Ralph and Alice and Ed and Trixie (and Song and Dance)

Left: Jackie Gleason and Audrey Meadows in “The Honeymooners” on TV. Right: Michael McGrath and Leslie Kritzer in the stage musical. Credit CBS Archives; Richard Termine for The New York Times

With a book by the TV writers Dusty Kay (“Roseanne”) and Bill Nuss (“Pacific Blue”), music by Stephen Weiner and lyrics by Peter Mills, “The Honeymooners” tells a new story that would not have felt out of place on the original sitcom.

Here on the stage of the Paper Mill Playhouse,Michael McGrath and Leslie Kritzer were rehearsing what appeared to be a conventional scene from “The Honeymooners,” the 1950s sitcom.

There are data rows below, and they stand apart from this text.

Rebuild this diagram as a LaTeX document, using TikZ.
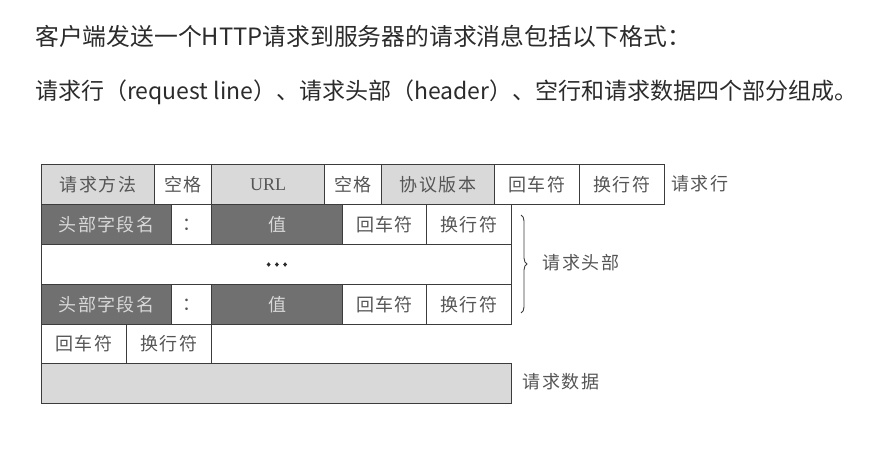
\documentclass[tikz,border=0pt]{standalone}
\usepackage{fontspec}
\setmainfont{Noto Sans CJK SC}
\newfontfamily\cellfont{Noto Sans CJK SC}[LetterSpace=8]
\newfontfamily\dotfont{Noto Sans CJK SC}[FakeBold=4]
\newfontfamily\seriffont{Liberation Serif}
\usetikzlibrary{decorations.pathreplacing}
\definecolor{lg}{HTML}{D9D9D9}
\definecolor{dg}{HTML}{707070}
\definecolor{bd}{HTML}{3C3C3C}
\definecolor{tx}{HTML}{555555}
\definecolor{tl}{HTML}{D8D8D8}
\definecolor{hd}{HTML}{2B2B2B}
\begin{document}
\begin{tikzpicture}[x=1pt,y=-1pt,
  cell/.style={draw=bd, line width=1pt, minimum height=40pt, inner sep=0pt, anchor=north west, text=tx, font=\cellfont\fontsize{18}{18}\selectfont},
  light/.style={cell, fill=lg},
  dark/.style={cell, fill=dg, text=tl},
  plain/.style={cell, fill=white},
  lbl/.style={text=tx, font=\cellfont\fontsize{18}{18}\selectfont, inner sep=0pt},
  head/.style={anchor=west, text=hd, inner sep=0pt}]
\useasboundingbox (0,0) rectangle (893,449);
% header text
\node[head, font=\fontsize{23.8}{23.8}\selectfont] (t1) at (35,36) {客户端发送一个HTTP请求到服务器的请求消息包括以下格式：};
\node[head, font=\fontsize{23}{23}\selectfont] (t2) at (35,92) {请求行（request line）、请求头部（header）、空行和请求数据四个部分组成。};
% row 1: request line
\node[light, minimum width=113pt] (a1) at (41,164) {请求方法};
\node[plain, minimum width=57pt]  (a2) at (154,164) {空格};
\node[light, minimum width=113pt] (a3) at (211,164) {\seriffont URL};
\node[plain, minimum width=57pt]  (a4) at (324,164) {空格};
\node[light, minimum width=113pt] (a5) at (381,164) {协议版本};
\node[plain, minimum width=85pt]  (a6) at (494,164) {回车符};
\node[plain, minimum width=85pt]  (a7) at (579,164) {换行符};
\node[lbl, anchor=west] (la) at (671,184) {请求行};
% row 2: header line
\node[dark, minimum width=130pt]  (b1) at (41,204) {头部字段名};
\node[plain, minimum width=40pt]  (b2) at (171,204) {：};
\node[dark, minimum width=131pt]  (b3) at (211,204) {值};
\node[plain, minimum width=84pt]  (b4) at (342,204) {回车符};
\node[plain, minimum width=85pt]  (b5) at (426,204) {换行符};
% row 3: dots
\node[plain, minimum width=470pt, font=\dotfont\fontsize{22}{22}\selectfont, text=hd] (c1) at (41,244) {…};
% row 4: header line
\node[dark, minimum width=130pt]  (d1) at (41,284) {头部字段名};
\node[plain, minimum width=40pt]  (d2) at (171,284) {：};
\node[dark, minimum width=131pt]  (d3) at (211,284) {值};
\node[plain, minimum width=84pt]  (d4) at (342,284) {回车符};
\node[plain, minimum width=85pt]  (d5) at (426,284) {换行符};
% row 5: blank line
\node[plain, minimum width=85pt, minimum height=39pt] (e1) at (41,324) {回车符};
\node[plain, minimum width=85pt, minimum height=39pt] (e2) at (126,324) {换行符};
% row 6: data
\node[light, minimum width=470pt] (f1) at (41,363) {};
\node[lbl] (lf) at (561,382) {请求数据};
% brace
\coordinate (bt) at (521,215);
\coordinate (bb) at (521,313);
\draw[bd, line width=0.9pt, decorate, decoration={brace, amplitude=6pt}] (bt) -- (bb);
\node[lbl] (lh) at (581,263) {请求头部};
\end{tikzpicture}
\end{document}
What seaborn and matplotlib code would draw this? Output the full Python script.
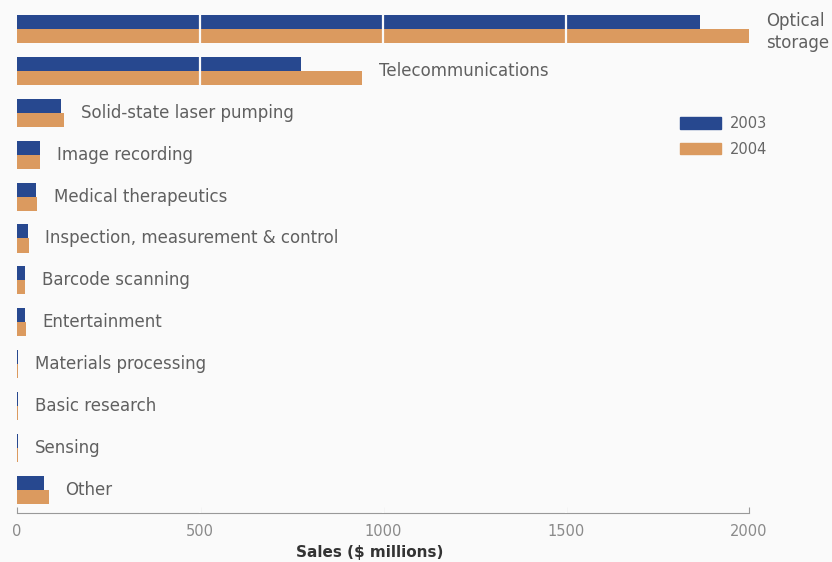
import matplotlib
matplotlib.use("Agg")
import matplotlib.pyplot as plt
import seaborn as sns
import pandas as pd

# Laser sales by application, $ millions
applications = [
    "Optical\nstorage", "Telecommunications", "Solid-state laser pumping",
    "Image recording", "Medical therapeutics", "Inspection, measurement & control",
    "Barcode scanning", "Entertainment", "Materials processing",
    "Basic research", "Sensing", "Other",
]
sales_2003 = [1865, 776, 120, 63, 52, 30, 22, 22, 4, 3, 2, 74]
sales_2004 = [2000, 943, 128, 63, 55, 32, 22, 25, 4, 3, 2, 87]
years = ["2003", "2004"]

df = pd.DataFrame({
    "application": applications * 2,
    "sales": sales_2003 + sales_2004,
    "year": [years[0]] * len(applications) + [years[1]] * len(applications),
})

sns.set_theme(style="white")
plt.rcParams["font.family"] = ["DejaVu Sans"]

blue = "#27488f"
orange = "#db9a5f"
bg = "#fafafa"

fig = plt.figure(figsize=(8.32, 5.62), dpi=100, facecolor=bg)
ax = fig.add_axes([17 / 832, 1 - 513 / 562, 732 / 832, 513 / 562])
ax.set_facecolor(bg)

sns.barplot(data=df, y="application", x="sales", hue="year", orient="h",
            palette=[blue, orange], width=0.67, saturation=1, ax=ax,
            legend=False, linewidth=0)

ax.set_xlim(0, 2000)
ax.set_ylim(11.55, -0.69)

# light rules through the long bars
for v in (500, 1000, 1500):
    ax.axvline(v, color=bg, lw=1.6, zorder=5)

# category labels placed just past the longest bar of each row
for i, name in enumerate(applications):
    end = max(sales_2003[i], sales_2004[i])
    dy = -2 if "\n" in name else 0
    ax.annotate(name, (end, i), xytext=(12, dy), textcoords="offset points",
                va="center", ha="left", fontsize=12, color="#606060",
                annotation_clip=False, linespacing=1.3, zorder=10)

for s in ("top", "right", "left"):
    ax.spines[s].set_visible(False)
ax.spines["bottom"].set_color("#999999")
ax.spines["bottom"].set_linewidth(0.8)
ax.set_yticks([])
ax.set_ylabel("")
ax.set_xticks([0, 500, 1000, 1500, 2000])
ax.tick_params(axis="x", direction="in", length=4, width=0.8, color="#999999",
               labelcolor="#8a8a8a", labelsize=10.5, pad=8, bottom=True)
ax.set_xlabel("Sales ($ millions)", fontsize=11, fontweight="bold",
              color="#333333", labelpad=3)
ax.xaxis.set_label_coords(0.482, -0.062)

handles = [plt.Rectangle((0, 0), 1, 1, color=blue),
           plt.Rectangle((0, 0), 1, 1, color=orange)]
fig.legend(handles, years, loc="upper left",
           bbox_to_anchor=(680 / 832, 1 - 116 / 562), frameon=False,
           fontsize=10.5, handlelength=2.8, handleheight=0.8,
           handletextpad=0.6, labelspacing=0.75, borderpad=0,
           borderaxespad=0, labelcolor="#666666")

fig.savefig("out.png", dpi=100, facecolor=fig.get_facecolor())
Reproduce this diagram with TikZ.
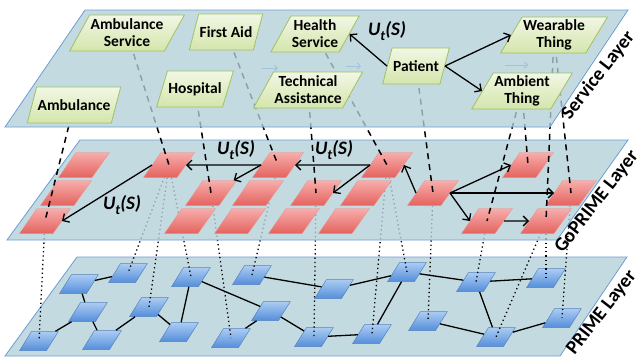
\documentclass[tikz,border=0pt]{standalone}
\usepackage{fontspec}
\setmainfont{Carlito}
\usetikzlibrary{shapes.geometric,arrows.meta,positioning}

\definecolor{planefill}{RGB}{180,208,216}
\definecolor{planeline}{RGB}{108,157,212}
\definecolor{svctop}{RGB}{241,247,228}
\definecolor{svcbot}{RGB}{212,229,172}
\definecolor{svcline}{RGB}{160,192,98}
\definecolor{gotop}{RGB}{247,174,172}
\definecolor{gobot}{RGB}{228,98,94}
\definecolor{primetop}{RGB}{172,204,243}
\definecolor{primebot}{RGB}{84,142,218}
\definecolor{primeline}{RGB}{86,132,192}
\definecolor{ghostblue}{RGB}{90,160,222}

\pgfdeclarelayer{primeplane}
\pgfdeclarelayer{dots}
\pgfdeclarelayer{goplane}
\pgfdeclarelayer{dashes}
\pgfdeclarelayer{svcplane}
\pgfsetlayers{primeplane,dots,goplane,dashes,svcplane,main}

\newcommand{\utlabel}{U\raisebox{-0.28em}{\fontsize{14}{14}\selectfont t}(S)}

\tikzset{
    plane/.style={
        draw=planeline,
        fill=planefill,
        fill opacity=0.78,
        line width=0.8pt
    },
    svcbox/.style={
        trapezium,
        trapezium left angle=58,
        trapezium right angle=122,
        trapezium stretches body,
        draw=svcline,
        line width=0.8pt,
        top color=svctop,
        bottom color=svcbot,
        inner xsep=1pt,
        inner ysep=2pt,
        minimum height=36pt,
        align=center,
        font=\fontsize{15.5}{17}\selectfont\bfseries
    },
    gobox/.style={
        trapezium,
        trapezium left angle=55,
        trapezium right angle=125,
        draw=gobot!70,
        line width=0.4pt,
        top color=gotop,
        bottom color=gobot,
        inner xsep=8pt,
        inner ysep=0pt,
        text height=25pt,
        text depth=0pt
    },
    primebox/.style={
        trapezium,
        trapezium left angle=58,
        trapezium right angle=122,
        draw=primeline,
        line width=0.5pt,
        top color=primetop,
        bottom color=primebot,
        inner xsep=7.5pt,
        inner ysep=0pt,
        text height=19pt,
        text depth=0pt
    },
    flow/.style={-{Straight Barb[length=5pt,width=10pt]}, line width=1.3pt},
    link/.style={line width=1.3pt},
    maps/.style={dash pattern=on 6pt off 5pt, line width=1.5pt},
    runs/.style={dash pattern=on 1.3pt off 3pt, line width=1.3pt},
    ghost/.style={-{Straight Barb[length=3pt,width=6pt]}, draw=ghostblue, line width=1pt},
    ut/.style={font=\fontsize{19}{19}\selectfont\bfseries\itshape},
    layername/.style={anchor=north, rotate=52, font=\fontsize{19.5}{20}\selectfont\bfseries}
}

\begin{document}
\begin{tikzpicture}[x=1pt,y=-1pt]
  \useasboundingbox (0,0) rectangle (642,360);

  % PRIME layer
  \begin{pgfonlayer}{primeplane}
    \draw[plane] (5,356) -- (560,356) -- (627,257) -- (77,257) -- cycle;
    \node[primebox] (p1) at (79,284) {};
    \node[primebox] (p2) at (128,273) {};
    \node[primebox] (p3) at (88,312) {};
    \node[primebox] (p4) at (149,307) {};
    \node[primebox] (p5) at (39,341) {};
    \node[primebox] (p6) at (102,340) {};
    \node[primebox] (p7) at (191,277) {};
    \node[primebox] (p8) at (179,332) {};
    \node[primebox] (p9) at (252,275) {};
    \node[primebox] (p10) at (334,289) {};
    \node[primebox] (p11) at (407,272) {};
    \node[primebox] (p12) at (271,311) {};
    \node[primebox] (p13) at (231,338) {};
    \node[primebox] (p14) at (314,337) {};
    \node[primebox] (p15) at (372,334) {};
    \node[primebox] (p16) at (428,321) {};
    \node[primebox] (p17) at (476,282) {};
    \node[primebox] (p18) at (546,278) {};
    \node[primebox] (p19) at (496,337) {};
    \node[primebox] (p20) at (562,318) {};
    \draw[link] (p1) -- (p2);
    \draw[link] (p1) -- (p3);
    \draw[link] (p3) -- (p5);
    \draw[link] (p3) -- (p6);
    \draw[link] (p6) -- (p4);
    \draw[link] (p4) -- (p8);
    \draw[link] (p7) -- (p8);
    \draw[link] (p7) -- (p12);
    \draw[link] (p12) -- (p13);
    \draw[link] (p12) -- (p14);
    \draw[link] (p9) -- (p10);
    \draw[link] (p10) -- (p11);
    \draw[link] (p14) -- (p15);
    \draw[link] (p15) -- (p11);
    \draw[link] (p11) -- (p17);
    \draw[link] (p17) -- (p18);
    \draw[link] (p17) -- (p19);
    \draw[link] (p16) -- (p19);
    \draw[link] (p19) -- (p20);
  \end{pgfonlayer}

  % GoPRIME layer
  \begin{pgfonlayer}{goplane}
    \draw[plane] (7,240) -- (557,240) -- (628,140) -- (80,140) -- cycle;
    \node[gobox] (g11) at (84,165) {};
    \node[gobox] (g12) at (169,165) {};
    \node[gobox] (g13) at (278,165) {};
    \node[gobox] (g14) at (387,165) {};
    \node[gobox] (g15) at (528,165) {};
    \node[gobox] (g21) at (66,193) {};
    \node[gobox] (g22) at (211,193) {};
    \node[gobox] (g23) at (258,193) {};
    \node[gobox] (g24) at (316,193) {};
    \node[gobox] (g25) at (366,193) {};
    \node[gobox] (g26) at (433,193) {};
    \node[gobox] (g27) at (571,193) {};
    \node[gobox] (g31) at (45,221) {};
    \node[gobox] (g32) at (190,221) {};
    \node[gobox] (g33) at (240,221) {};
    \node[gobox] (g34) at (294,221) {};
    \node[gobox] (g35) at (344,221) {};
    \node[gobox] (g36) at (487,221) {};
    \node[gobox] (g37) at (546,221) {};
    \draw[flow] (g13) -- (g12);
    \draw[flow] (g14) -- (g13);
    \draw[flow] (g12.west) -- (g31.east);
    \draw[flow] (g13.west) -- (g22);
    \draw[flow] (g14.west) -- (g24.east);
    \draw[flow] (g26.west) -- (g14.east);
    \draw[flow] (g26.east) -- (g15.west);
    \draw[flow] (g26.east) -- (g27.west);
    \draw[flow] (g26.east) -- (g36.west);
    \draw[flow] (g36) -- (g37);
    \node[ut] (ut2) at (236,150) {\utlabel};
    \node[ut] (ut3) at (334,150) {\utlabel};
    \node[ut] (ut4) at (122,205) {\utlabel};
  \end{pgfonlayer}

  % Service layer
  \begin{pgfonlayer}{svcplane}
    \draw[plane] (5,127) -- (550,127) -- (628,10) -- (85,10) -- cycle;
  \end{pgfonlayer}
  \node[svcbox] (ambsvc) at (127,33) {Ambulance\\Service};
  \node[svcbox] (firstaid) at (226,32) {First Aid};
  \node[svcbox] (health) at (315,34) {Health\\Service};
  \node[svcbox] (hosp) at (195,89) {Hospital};
  \node[svcbox] (techass) at (308,90) {Technical\\Assistance};
  \node[svcbox] (patient) at (416,66) {Patient};
  \node[svcbox] (wear) at (554,35) {Wearable\\Thing};
  \node[svcbox] (ambient) at (522,91) {Ambient\\Thing};
  \node[svcbox] (amb) at (74,105) {Ambulance};
  \draw[flow] (patient.west) -- (health.east);
  \draw[flow] (patient.east) -- (wear.west);
  \draw[flow] (patient.east) -- (ambient.west);
  \node[ut] (ut1) at (387,31) {\utlabel};

  % faint arrows left under the service plane
  \coordinate (gh1a) at (262,68);
  \coordinate (gh1b) at (278,68);
  \coordinate (gh2a) at (346,66);
  \coordinate (gh2b) at (361,66);
  \coordinate (gh3a) at (505,65);
  \coordinate (gh3b) at (528,65);

  % mappings between the layers
  \begin{pgfonlayer}{dashes}
    \draw[ghost] (gh1a) -- (gh1b);
    \draw[ghost] (gh2a) -- (gh2b);
    \draw[ghost] (gh3a) -- (gh3b);
    \draw[maps] (amb.center) -- (g31.center);
    \draw[maps] (ambsvc.center) -- (g12.center);
    \draw[maps] (hosp.center) -- (g22.center);
    \draw[maps] (firstaid.center) -- (g13.center);
    \draw[maps] (techass.center) -- (g24.center);
    \draw[maps] (health.center) -- (g14.center);
    \draw[maps] (patient.center) -- (g26.center);
    \draw[maps] (ambient.center) -- (g36.center);
    \draw[maps] (ambient.center) -- (g15.center);
    \draw[maps] (wear.center) -- (g37.center);
    \draw[maps] (wear.center) -- (g27.center);
  \end{pgfonlayer}

  \begin{pgfonlayer}{dots}
    \draw[runs] (g31.center) -- (p5.center);
    \draw[runs] (g12.center) -- (p2.center);
    \draw[runs] (g12.center) -- (p4.center);
    \draw[runs] (g12.center) -- (p7.center);
    \draw[runs] (g22.center) -- (p13.center);
    \draw[runs] (g13.center) -- (p9.center);
    \draw[runs] (g24.center) -- (p14.center);
    \draw[runs] (g14.center) -- (p15.center);
    \draw[runs] (g14.center) -- (p11.center);
    \draw[runs] (g26.center) -- (p16.center);
    \draw[runs] (g36.center) -- (p17.center);
    \draw[runs] (g37.center) -- (p19.center);
    \draw[runs] (g37.center) -- (p18.center);
    \draw[runs] (g27.center) -- (p20.center);
  \end{pgfonlayer}

  % layer names
  \node[layername] (svcname) at (589,68) {Service Layer};
  \node[layername] (goname) at (588,195) {GoPRIME Layer};
  \node[layername] (primename) at (593,306) {PRIME Layer};

\end{tikzpicture}
\end{document}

Against the backdrop of a luxurious apartment far beyond their modest means, Mr. McGrath, playing the rotund blowhard Ralph Kramden, was apologizing to Ms. Kritzer, as his endlessly forgiving wife, Alice, for another harebrained scheme gone awry.

“I got a biiiiiiiig mouth,” Mr. McGrath said, in a blustery Brooklyn accent. “It’s about time you know that, too.”

Ms. Kritzer offered a deadpan reply. “Thanks for letting me in on the secret,” she said. “You hid it beautifully.”

Sixty years ago, this might have been the moment where a studio audience would burst into applause. Instead, an orchestra struck up a gentle tune and Mr. Grath began to sing an apology for continually disappointing his wife:

Oh, I want it so bad
That of course I get mad
When you burst my hot-air balloon
I just want to love you
Take you to the stars above you
Bang, zoom, to the moon

The apartment set moved offstage, leaving only a stylized depiction of the Manhattan skyline. As the moon began to rise above it, Mr. McGrath embraced Ms. Kritzer and said sweetly, “Baby, you’re the greatest.”

“The Honeymooners,” in its best-known incarnation as a CBS series, starred Jackie Gleason and Audrey Meadows (playing the Kramdens) and Art Carney and Joyce Randolph (as their neighbors, Ed and Trixie Norton), a pair of blue-collar couples with big dreams that perpetually elude them.

The TV show helped establish a lasting template for future generations of sitcoms, including “The Flintstones,” “All in the Family,” “Roseanne”and “The Simpsons.”

The simple dynamics it depicted – the relationship between a man and his wife, and between that man and his best friend – are fundamentals that the cast and creators of the “Honeymooners” musical hope to duplicate.